- Born: August 27, 1982 (age 43) Swaziland
- Education: Lewis and Clark College (BA) University of Florida (MFA)
- Occupation: Actor
- Children: 2

= Usman Ally =

Pakistani actor

Usman Ally (born August 27, 1982) is a Swazi-born Pakistani-American film, stage and television actor. Marking his acting debut in 2008, Ally won an Obie Award in 2015 for his role in The Invisible Hand.
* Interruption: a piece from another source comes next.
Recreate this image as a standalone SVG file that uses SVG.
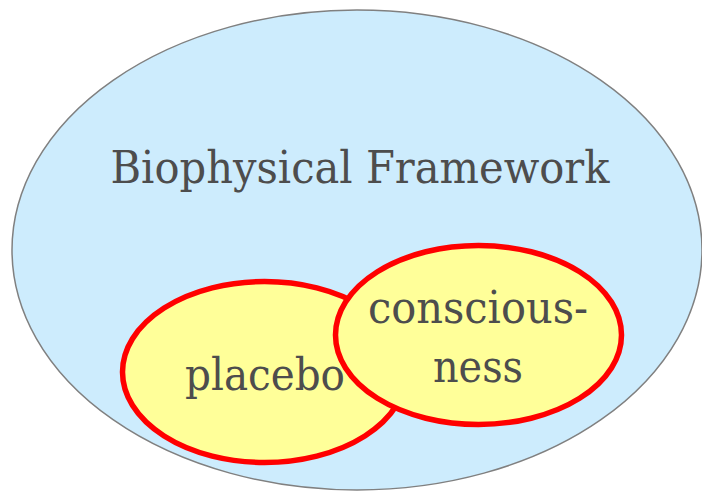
<svg xmlns="http://www.w3.org/2000/svg" width="702" height="491" viewBox="0 0 702 491">
<style>
.lbl{font-family:"DejaVu Serif","Liberation Serif",serif;fill:#4d4d4d;text-anchor:middle}
.inner{fill:#ffff99;stroke:#ff0000;stroke-width:5.5}
</style>
<rect width="702" height="491" fill="#ffffff"/>
<g id="framework">
<ellipse cx="357" cy="250" rx="345" ry="240" fill="#cdecfd" stroke="#808080" stroke-width="1.5"/>
<text class="lbl" x="360" y="183" font-size="44" textLength="499" lengthAdjust="spacingAndGlyphs">Biophysical Framework</text>
</g>
<g id="placebo">
<ellipse class="inner" cx="264.5" cy="372" rx="142" ry="90.5"/>
<text class="lbl" x="265" y="390" font-size="44" textLength="160" lengthAdjust="spacingAndGlyphs">placebo</text>
</g>
<g id="consciousness">
<ellipse class="inner" cx="478.5" cy="335" rx="143" ry="89.5"/>
<text class="lbl" x="478" y="323" font-size="44" textLength="220" lengthAdjust="spacingAndGlyphs">conscious-</text>
<text class="lbl" x="478" y="382" font-size="44" textLength="90" lengthAdjust="spacingAndGlyphs">ness</text>
</g>
</svg>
He has appeared in several stage productions including The Elaborate Entrance of Chad Deity, The Jungle Book and a production of Around the World in 80 Days. He is known for his on-screen roles such as Fernald the Hook-Handed Man in Netflix's adaptation of A Series of Unfortunate Events, which premiered in 2017 and Andy Malik in Suits.

==Background==
Ally was born in Eswatini (formerly Swaziland) to Pakistani parents. He grew up in Kenya, Botswana, Tanzania, and Pakistan. According to Ally, his family regularly moved because his father was involved in international trade.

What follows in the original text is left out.